En la obra discutida, algunos de estos rasgos aparecen… pero otros no. La monumentalidad del ángel, por ejemplo, se acerca más al lenguaje emocional del estudio de Ámsterdam que al lirismo más depurado de Delft. Los contrastes de sombra recuerdan más a Flinck o Bol que al Fabritius maduro, cuya pincelada era más clara y audaz. En términos generales, la pieza podría encajar tanto en su catálogo como en el de otros artistas del círculo rembrandtiano.
Y si un cuadro puede encajar “en varios”, entonces la atribución es frágil.
Una conclusión necesaria: la duda no resta valor
Dudar no es restar mérito. De hecho, abrir la posibilidad de que una obra no sea de Fabritius puede ser una forma de devolverle al propio pintor lo que le pertenece: un catálogo más estrecho, más preciso, más fiel a su mano. Y al mismo tiempo, permite apreciar la riqueza del entorno en que trabajó, donde discípulos y maestros compartían lenguaje, temas y aspiraciones.
En un mercado y un relato histórico que a veces premian más el nombre que el análisis, reconocer la incertidumbre es un gesto de honestidad intelectual. Y en este caso, es una obligación.

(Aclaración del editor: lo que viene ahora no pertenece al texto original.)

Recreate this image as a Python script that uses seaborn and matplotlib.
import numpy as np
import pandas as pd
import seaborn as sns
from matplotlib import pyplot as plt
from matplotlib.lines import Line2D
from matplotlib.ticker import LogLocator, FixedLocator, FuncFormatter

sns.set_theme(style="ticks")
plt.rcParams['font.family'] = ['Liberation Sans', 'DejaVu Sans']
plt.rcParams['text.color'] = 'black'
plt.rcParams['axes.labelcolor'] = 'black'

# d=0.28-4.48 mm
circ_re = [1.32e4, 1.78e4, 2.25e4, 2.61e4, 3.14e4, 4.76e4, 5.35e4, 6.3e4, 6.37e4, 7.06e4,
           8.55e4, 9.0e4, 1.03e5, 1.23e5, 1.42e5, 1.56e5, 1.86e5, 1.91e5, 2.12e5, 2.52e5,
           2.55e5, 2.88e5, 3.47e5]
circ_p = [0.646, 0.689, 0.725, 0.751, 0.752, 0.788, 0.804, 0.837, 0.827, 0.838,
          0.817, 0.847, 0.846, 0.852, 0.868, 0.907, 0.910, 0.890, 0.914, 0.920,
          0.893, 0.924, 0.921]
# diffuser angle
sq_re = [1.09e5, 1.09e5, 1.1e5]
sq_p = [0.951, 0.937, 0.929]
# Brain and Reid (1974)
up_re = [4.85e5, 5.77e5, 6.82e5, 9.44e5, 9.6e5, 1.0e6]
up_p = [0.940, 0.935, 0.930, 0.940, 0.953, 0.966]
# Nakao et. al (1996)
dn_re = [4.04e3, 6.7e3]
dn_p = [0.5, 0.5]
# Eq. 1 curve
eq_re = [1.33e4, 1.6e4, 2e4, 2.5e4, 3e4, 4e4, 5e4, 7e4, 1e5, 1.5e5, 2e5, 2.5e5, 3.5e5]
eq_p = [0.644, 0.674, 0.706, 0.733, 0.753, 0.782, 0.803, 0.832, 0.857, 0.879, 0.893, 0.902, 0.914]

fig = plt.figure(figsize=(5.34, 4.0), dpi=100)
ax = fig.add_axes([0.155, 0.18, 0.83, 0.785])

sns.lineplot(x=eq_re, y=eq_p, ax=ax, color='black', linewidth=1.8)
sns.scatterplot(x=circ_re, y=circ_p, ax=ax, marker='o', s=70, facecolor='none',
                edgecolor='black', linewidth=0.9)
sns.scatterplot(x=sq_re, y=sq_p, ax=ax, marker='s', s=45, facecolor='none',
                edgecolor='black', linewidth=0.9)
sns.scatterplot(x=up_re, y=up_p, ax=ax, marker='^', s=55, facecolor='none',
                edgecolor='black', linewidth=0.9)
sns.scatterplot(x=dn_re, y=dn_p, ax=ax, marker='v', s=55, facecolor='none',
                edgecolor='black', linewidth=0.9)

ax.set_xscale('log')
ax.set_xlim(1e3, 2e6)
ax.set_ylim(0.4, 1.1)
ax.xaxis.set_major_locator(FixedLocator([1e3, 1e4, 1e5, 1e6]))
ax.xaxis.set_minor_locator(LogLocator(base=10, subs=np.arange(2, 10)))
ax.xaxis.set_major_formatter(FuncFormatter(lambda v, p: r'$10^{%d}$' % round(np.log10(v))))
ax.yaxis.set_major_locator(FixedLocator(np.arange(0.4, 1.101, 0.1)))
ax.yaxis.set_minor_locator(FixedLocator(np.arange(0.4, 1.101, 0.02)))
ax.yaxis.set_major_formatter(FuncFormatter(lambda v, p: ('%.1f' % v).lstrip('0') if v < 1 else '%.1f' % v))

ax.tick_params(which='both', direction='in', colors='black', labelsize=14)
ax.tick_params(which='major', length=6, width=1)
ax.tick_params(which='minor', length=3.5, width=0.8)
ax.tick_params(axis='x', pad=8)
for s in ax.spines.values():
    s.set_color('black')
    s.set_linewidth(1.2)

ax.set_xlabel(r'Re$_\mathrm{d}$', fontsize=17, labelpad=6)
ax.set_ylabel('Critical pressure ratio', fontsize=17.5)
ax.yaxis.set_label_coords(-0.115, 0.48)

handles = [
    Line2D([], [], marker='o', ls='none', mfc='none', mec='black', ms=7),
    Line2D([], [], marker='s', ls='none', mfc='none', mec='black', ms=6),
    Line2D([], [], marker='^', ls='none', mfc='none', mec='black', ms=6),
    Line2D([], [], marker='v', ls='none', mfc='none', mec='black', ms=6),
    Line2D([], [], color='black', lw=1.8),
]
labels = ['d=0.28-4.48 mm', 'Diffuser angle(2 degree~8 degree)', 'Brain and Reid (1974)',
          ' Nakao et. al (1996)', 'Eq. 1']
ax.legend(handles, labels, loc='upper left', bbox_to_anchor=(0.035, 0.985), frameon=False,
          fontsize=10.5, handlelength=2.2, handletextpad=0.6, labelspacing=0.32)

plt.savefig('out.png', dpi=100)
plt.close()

Celebrar a Fabritius implica estudiar su obra con rigor, valorar la luminosidad de su mirada y reconocer la tragedia que redujo su legado. Pero también requiere evitar atribuirle lo que quizá no le pertenece. Su genio es demasiado valioso como para diluirlo.
Por eso, al hablar de esta pintura, conviene decirlo claramente: podría ser suya… pero no podemos asegurarlo. Y esa franja de duda, lejos de restar, devuelve a Fabritius su dimensión más humana y más cautivadora: la de un artista cuya obra, superviviente casi por milagro, sigue obligándonos a mirar con atención.